Charts and diagrams as code:
--- BEGIN ---
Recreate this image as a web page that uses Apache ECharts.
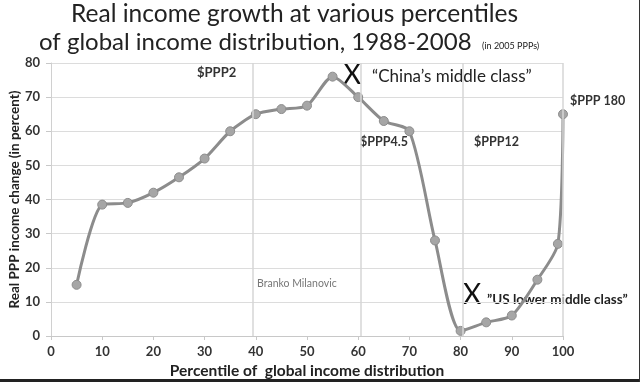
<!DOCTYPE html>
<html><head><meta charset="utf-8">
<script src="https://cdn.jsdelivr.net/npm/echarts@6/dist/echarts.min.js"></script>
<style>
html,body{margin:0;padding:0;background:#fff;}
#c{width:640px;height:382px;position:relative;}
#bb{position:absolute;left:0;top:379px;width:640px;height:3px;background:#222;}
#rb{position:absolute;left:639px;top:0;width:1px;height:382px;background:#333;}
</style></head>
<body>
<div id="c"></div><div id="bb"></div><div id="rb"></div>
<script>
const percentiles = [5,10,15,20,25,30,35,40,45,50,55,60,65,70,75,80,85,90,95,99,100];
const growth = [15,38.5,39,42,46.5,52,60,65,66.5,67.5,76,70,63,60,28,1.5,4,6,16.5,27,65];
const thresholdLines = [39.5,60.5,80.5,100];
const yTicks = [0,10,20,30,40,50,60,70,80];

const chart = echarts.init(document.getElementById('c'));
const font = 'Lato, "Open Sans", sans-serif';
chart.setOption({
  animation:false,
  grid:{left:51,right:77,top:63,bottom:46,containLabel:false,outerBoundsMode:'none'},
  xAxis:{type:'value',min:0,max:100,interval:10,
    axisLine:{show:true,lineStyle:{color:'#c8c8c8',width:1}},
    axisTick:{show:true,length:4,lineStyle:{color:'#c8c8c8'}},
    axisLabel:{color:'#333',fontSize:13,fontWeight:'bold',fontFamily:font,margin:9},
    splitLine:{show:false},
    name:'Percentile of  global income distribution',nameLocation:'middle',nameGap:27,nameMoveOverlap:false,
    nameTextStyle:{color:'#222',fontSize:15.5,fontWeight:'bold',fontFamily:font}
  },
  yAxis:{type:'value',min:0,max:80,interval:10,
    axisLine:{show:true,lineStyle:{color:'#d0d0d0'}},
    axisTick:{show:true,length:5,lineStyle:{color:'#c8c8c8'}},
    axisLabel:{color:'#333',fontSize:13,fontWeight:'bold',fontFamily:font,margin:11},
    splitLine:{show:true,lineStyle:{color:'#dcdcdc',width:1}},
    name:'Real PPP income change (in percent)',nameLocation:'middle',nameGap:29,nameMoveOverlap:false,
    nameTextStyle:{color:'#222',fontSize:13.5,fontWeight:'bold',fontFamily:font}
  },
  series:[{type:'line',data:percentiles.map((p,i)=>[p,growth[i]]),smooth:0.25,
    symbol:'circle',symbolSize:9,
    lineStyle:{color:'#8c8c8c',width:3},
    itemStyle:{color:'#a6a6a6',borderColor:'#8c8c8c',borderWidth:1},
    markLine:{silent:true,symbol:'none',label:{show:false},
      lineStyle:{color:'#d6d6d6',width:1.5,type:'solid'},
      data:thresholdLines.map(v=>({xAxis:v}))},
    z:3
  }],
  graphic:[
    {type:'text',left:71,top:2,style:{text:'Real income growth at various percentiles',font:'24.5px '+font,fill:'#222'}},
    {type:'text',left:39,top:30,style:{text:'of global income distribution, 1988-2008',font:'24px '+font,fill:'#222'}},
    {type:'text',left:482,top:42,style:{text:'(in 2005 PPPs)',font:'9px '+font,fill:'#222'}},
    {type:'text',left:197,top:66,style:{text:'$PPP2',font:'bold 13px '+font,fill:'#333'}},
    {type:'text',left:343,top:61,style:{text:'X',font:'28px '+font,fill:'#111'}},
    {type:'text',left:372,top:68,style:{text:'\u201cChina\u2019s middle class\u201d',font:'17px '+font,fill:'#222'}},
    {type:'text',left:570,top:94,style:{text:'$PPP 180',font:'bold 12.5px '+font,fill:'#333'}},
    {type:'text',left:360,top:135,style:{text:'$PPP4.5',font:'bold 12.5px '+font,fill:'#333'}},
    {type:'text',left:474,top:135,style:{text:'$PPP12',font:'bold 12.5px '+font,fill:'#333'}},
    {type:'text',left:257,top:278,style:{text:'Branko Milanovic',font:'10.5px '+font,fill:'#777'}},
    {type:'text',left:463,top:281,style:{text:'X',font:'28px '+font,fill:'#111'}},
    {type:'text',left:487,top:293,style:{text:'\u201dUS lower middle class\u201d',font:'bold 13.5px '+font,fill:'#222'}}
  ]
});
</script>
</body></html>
--- END ---
--- BEGIN ---
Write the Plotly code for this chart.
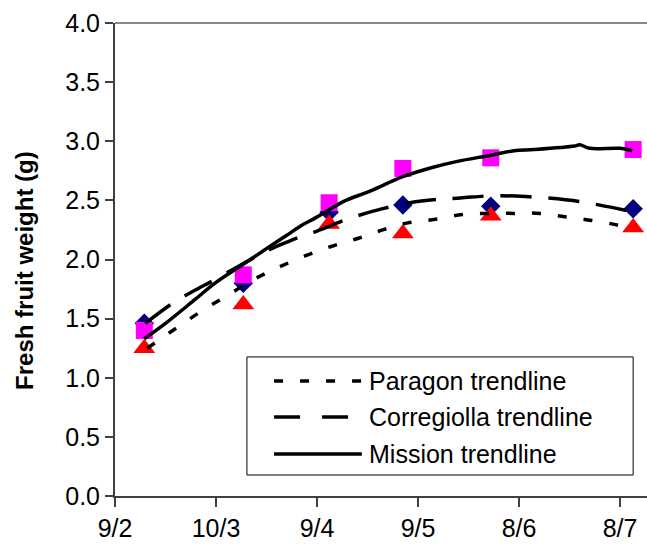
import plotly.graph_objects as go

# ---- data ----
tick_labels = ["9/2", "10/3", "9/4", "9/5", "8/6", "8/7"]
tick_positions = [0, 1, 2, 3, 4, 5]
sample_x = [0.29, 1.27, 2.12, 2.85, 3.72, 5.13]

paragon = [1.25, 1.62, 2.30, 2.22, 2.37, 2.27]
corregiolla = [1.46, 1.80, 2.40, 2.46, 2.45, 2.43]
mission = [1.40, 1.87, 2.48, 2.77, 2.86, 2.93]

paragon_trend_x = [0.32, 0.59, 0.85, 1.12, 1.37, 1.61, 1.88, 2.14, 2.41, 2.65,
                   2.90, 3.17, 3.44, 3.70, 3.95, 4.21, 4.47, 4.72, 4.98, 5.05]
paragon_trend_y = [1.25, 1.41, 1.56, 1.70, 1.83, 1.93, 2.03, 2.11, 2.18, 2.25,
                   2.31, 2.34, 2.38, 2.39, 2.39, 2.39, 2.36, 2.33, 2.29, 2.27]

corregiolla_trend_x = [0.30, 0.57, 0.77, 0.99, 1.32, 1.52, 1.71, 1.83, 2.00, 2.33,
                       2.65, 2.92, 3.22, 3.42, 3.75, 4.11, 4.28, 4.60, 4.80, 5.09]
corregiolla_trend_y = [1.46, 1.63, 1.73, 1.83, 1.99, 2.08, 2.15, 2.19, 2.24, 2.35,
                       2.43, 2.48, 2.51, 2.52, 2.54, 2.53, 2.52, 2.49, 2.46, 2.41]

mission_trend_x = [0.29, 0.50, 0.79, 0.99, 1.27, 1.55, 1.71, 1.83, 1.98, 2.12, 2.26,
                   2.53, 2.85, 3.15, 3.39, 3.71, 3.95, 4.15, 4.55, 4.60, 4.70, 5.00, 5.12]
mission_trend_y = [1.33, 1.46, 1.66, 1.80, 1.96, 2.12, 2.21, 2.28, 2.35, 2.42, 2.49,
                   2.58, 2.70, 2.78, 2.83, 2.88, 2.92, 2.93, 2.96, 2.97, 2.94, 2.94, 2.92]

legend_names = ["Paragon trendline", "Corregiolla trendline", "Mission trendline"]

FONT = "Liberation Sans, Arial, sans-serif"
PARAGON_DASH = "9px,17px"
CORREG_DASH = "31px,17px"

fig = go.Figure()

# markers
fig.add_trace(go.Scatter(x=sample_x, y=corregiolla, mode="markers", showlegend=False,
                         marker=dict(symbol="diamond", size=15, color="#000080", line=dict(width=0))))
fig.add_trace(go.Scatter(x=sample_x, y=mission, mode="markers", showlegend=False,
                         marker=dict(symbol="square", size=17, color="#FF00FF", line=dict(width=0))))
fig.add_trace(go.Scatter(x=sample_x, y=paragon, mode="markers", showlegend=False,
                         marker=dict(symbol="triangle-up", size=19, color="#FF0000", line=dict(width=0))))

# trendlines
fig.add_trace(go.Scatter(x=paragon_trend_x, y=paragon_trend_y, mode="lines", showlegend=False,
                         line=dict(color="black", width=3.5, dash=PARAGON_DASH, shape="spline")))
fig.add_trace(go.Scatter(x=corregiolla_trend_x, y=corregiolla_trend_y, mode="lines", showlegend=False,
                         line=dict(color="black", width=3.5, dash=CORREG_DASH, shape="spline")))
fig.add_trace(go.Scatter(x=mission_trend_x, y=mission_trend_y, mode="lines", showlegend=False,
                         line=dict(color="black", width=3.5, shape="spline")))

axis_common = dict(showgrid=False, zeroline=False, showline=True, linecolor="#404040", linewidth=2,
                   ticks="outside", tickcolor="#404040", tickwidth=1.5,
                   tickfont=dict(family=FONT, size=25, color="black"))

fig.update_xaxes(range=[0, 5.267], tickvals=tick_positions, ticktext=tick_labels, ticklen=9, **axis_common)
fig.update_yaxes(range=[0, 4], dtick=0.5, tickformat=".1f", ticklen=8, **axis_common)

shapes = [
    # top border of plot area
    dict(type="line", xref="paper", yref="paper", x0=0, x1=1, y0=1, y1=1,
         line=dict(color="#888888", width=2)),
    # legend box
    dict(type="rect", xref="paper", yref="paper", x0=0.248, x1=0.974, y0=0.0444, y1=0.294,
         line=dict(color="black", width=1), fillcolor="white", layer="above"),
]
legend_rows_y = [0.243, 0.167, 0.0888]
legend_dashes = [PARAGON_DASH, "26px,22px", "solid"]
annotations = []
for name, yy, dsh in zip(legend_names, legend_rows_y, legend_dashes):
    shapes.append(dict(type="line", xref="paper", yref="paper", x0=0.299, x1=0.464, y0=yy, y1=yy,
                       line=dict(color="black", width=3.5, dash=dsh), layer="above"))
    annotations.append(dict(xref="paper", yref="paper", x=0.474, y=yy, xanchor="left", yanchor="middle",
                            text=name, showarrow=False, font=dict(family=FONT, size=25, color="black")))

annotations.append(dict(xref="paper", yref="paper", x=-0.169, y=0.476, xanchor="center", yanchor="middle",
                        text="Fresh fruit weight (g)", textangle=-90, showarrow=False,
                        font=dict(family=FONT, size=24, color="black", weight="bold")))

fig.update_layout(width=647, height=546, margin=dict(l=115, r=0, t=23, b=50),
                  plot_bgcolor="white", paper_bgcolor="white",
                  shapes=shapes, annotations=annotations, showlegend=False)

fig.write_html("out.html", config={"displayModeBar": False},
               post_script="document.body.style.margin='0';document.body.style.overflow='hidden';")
--- END ---
Could you quote, word for word, only the lines from the one containing "Recreate this image" through the one containing "const yTicks = [0,10,20,30,40,50,60,70,80];", both included, and leave out any pictures?

Recreate this image as a web page that uses Apache ECharts.
<!DOCTYPE html>
<html><head><meta charset="utf-8">
<script src="https://cdn.jsdelivr.net/npm/echarts@6/dist/echarts.min.js"></script>
<style>
html,body{margin:0;padding:0;background:#fff;}
#c{width:640px;height:382px;position:relative;}
#bb{position:absolute;left:0;top:379px;width:640px;height:3px;background:#222;}
#rb{position:absolute;left:639px;top:0;width:1px;height:382px;background:#333;}
</style></head>
<body>
<div id="c"></div><div id="bb"></div><div id="rb"></div>
<script>
const percentiles = [5,10,15,20,25,30,35,40,45,50,55,60,65,70,75,80,85,90,95,99,100];
const growth = [15,38.5,39,42,46.5,52,60,65,66.5,67.5,76,70,63,60,28,1.5,4,6,16.5,27,65];
const thresholdLines = [39.5,60.5,80.5,100];
const yTicks = [0,10,20,30,40,50,60,70,80];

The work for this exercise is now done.